Your objective >> Copy all lines below containing "this".

The input >>
============================================================

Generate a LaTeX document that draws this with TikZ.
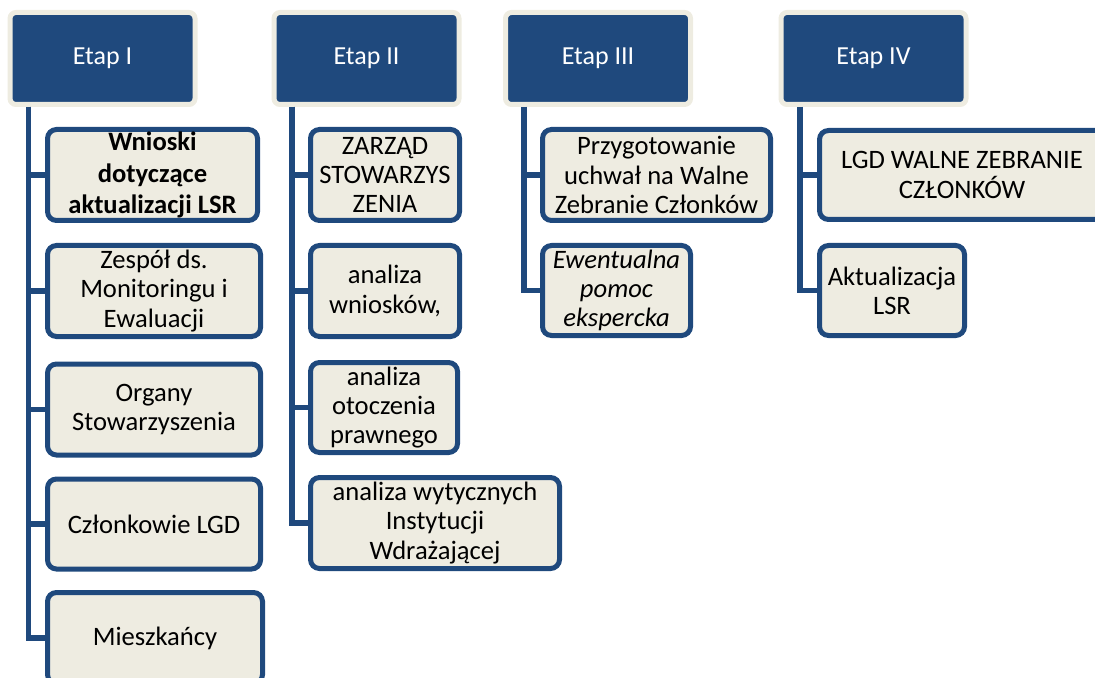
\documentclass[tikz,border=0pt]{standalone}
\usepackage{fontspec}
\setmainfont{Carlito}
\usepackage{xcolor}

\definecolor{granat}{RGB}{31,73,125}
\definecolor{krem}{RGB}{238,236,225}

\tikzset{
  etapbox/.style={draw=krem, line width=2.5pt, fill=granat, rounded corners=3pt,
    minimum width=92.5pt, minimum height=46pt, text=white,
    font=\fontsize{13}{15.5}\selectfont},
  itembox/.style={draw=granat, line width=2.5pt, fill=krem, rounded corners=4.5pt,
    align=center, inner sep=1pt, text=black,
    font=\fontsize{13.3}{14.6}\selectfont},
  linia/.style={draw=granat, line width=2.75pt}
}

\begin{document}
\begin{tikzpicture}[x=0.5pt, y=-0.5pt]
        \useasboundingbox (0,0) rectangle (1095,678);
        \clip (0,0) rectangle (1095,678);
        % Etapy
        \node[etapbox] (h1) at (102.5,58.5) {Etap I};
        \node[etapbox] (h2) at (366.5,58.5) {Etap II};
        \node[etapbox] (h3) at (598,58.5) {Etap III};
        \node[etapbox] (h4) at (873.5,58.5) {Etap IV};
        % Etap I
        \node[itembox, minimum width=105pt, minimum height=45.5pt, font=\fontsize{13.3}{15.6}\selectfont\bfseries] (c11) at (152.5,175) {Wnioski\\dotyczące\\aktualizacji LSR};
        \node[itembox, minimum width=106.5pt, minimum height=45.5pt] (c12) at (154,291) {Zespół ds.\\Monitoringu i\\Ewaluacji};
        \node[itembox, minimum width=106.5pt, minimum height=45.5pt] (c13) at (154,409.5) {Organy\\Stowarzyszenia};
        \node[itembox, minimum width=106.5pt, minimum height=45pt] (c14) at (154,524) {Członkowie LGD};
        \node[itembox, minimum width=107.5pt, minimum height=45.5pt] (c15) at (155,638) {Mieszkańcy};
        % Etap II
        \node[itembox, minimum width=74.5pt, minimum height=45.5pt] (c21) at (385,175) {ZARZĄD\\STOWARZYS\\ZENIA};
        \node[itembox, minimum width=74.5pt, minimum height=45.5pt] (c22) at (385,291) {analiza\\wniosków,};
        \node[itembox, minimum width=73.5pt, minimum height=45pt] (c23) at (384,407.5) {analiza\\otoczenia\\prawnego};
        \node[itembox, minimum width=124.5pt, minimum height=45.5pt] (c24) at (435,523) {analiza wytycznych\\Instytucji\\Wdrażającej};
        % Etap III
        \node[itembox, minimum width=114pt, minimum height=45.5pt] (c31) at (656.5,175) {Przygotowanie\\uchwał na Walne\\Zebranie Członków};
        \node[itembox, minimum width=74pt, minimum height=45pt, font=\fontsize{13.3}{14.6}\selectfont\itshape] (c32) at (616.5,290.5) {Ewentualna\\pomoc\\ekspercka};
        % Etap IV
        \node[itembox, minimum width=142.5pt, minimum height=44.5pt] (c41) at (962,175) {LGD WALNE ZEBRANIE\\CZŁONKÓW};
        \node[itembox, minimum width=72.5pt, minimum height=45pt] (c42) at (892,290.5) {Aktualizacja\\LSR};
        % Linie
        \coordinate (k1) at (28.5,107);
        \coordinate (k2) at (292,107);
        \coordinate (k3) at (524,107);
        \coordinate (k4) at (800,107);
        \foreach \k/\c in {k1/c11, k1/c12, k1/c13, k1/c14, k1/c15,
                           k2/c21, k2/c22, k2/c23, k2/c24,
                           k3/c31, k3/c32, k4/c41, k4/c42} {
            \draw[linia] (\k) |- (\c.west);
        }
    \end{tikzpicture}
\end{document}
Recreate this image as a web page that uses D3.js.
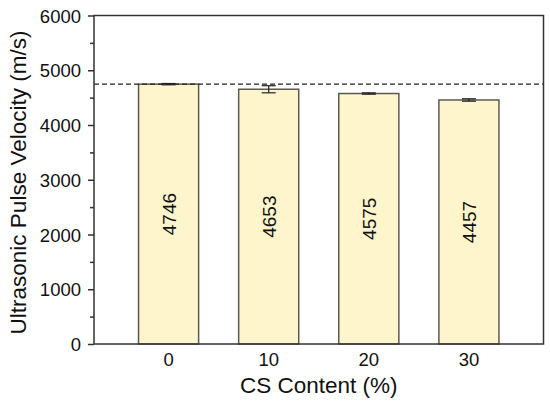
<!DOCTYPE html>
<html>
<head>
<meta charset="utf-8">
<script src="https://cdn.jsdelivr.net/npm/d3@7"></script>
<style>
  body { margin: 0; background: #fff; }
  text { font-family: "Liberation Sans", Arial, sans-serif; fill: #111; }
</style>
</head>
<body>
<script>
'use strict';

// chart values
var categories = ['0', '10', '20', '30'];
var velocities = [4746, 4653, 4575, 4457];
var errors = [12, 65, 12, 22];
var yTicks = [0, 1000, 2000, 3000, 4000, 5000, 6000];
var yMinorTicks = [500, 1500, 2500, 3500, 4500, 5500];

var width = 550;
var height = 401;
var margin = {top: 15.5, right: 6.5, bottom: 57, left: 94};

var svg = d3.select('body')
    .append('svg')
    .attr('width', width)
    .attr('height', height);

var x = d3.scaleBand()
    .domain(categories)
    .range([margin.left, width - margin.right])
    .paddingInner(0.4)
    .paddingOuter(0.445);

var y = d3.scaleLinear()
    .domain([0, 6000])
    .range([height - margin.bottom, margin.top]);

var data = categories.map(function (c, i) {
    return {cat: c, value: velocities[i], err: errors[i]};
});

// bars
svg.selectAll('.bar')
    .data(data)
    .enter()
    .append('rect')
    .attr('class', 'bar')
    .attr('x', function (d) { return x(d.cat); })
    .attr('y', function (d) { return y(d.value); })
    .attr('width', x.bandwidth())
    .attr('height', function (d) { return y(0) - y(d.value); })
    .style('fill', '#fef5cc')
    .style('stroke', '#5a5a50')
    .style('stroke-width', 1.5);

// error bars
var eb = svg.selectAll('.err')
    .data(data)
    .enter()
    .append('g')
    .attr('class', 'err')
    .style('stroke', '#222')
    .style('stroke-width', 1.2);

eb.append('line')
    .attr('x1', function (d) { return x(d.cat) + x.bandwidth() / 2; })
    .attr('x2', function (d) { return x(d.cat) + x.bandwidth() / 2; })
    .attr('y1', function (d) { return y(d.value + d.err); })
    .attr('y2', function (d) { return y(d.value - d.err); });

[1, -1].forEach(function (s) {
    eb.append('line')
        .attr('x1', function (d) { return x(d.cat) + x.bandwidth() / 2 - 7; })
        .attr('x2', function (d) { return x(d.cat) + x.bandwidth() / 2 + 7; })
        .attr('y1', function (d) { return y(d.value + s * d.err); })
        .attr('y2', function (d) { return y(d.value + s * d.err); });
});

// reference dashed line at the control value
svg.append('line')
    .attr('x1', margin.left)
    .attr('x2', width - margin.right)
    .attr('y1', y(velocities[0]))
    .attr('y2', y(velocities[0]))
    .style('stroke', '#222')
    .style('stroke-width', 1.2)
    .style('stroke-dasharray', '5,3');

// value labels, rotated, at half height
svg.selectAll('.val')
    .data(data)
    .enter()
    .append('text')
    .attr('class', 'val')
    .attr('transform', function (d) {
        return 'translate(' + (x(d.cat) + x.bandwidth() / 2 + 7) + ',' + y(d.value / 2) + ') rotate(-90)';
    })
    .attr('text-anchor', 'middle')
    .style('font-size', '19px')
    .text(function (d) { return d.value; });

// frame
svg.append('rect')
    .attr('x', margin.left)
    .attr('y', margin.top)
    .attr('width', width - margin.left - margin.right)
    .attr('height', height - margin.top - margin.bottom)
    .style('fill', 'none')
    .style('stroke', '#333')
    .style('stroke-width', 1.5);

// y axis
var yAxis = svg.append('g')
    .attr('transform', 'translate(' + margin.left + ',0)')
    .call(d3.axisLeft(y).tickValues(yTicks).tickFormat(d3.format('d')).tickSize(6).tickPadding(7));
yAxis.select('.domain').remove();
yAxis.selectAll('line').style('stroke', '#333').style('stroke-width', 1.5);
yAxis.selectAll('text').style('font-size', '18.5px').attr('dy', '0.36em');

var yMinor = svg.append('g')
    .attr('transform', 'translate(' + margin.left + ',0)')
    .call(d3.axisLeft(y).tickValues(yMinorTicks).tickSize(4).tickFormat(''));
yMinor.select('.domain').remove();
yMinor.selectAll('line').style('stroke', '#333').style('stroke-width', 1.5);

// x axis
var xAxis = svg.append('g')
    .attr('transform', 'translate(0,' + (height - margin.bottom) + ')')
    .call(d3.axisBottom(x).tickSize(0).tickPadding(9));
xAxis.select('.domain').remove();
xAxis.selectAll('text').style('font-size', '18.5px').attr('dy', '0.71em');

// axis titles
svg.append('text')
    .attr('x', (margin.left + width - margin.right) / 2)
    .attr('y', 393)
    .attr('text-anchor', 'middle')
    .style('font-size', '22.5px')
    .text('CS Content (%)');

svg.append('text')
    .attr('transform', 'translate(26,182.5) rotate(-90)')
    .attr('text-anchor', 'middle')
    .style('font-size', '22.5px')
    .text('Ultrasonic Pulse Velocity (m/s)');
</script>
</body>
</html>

============================================================

Output of the task >>
Generate a LaTeX document that draws this with TikZ.
Recreate this image as a web page that uses D3.js.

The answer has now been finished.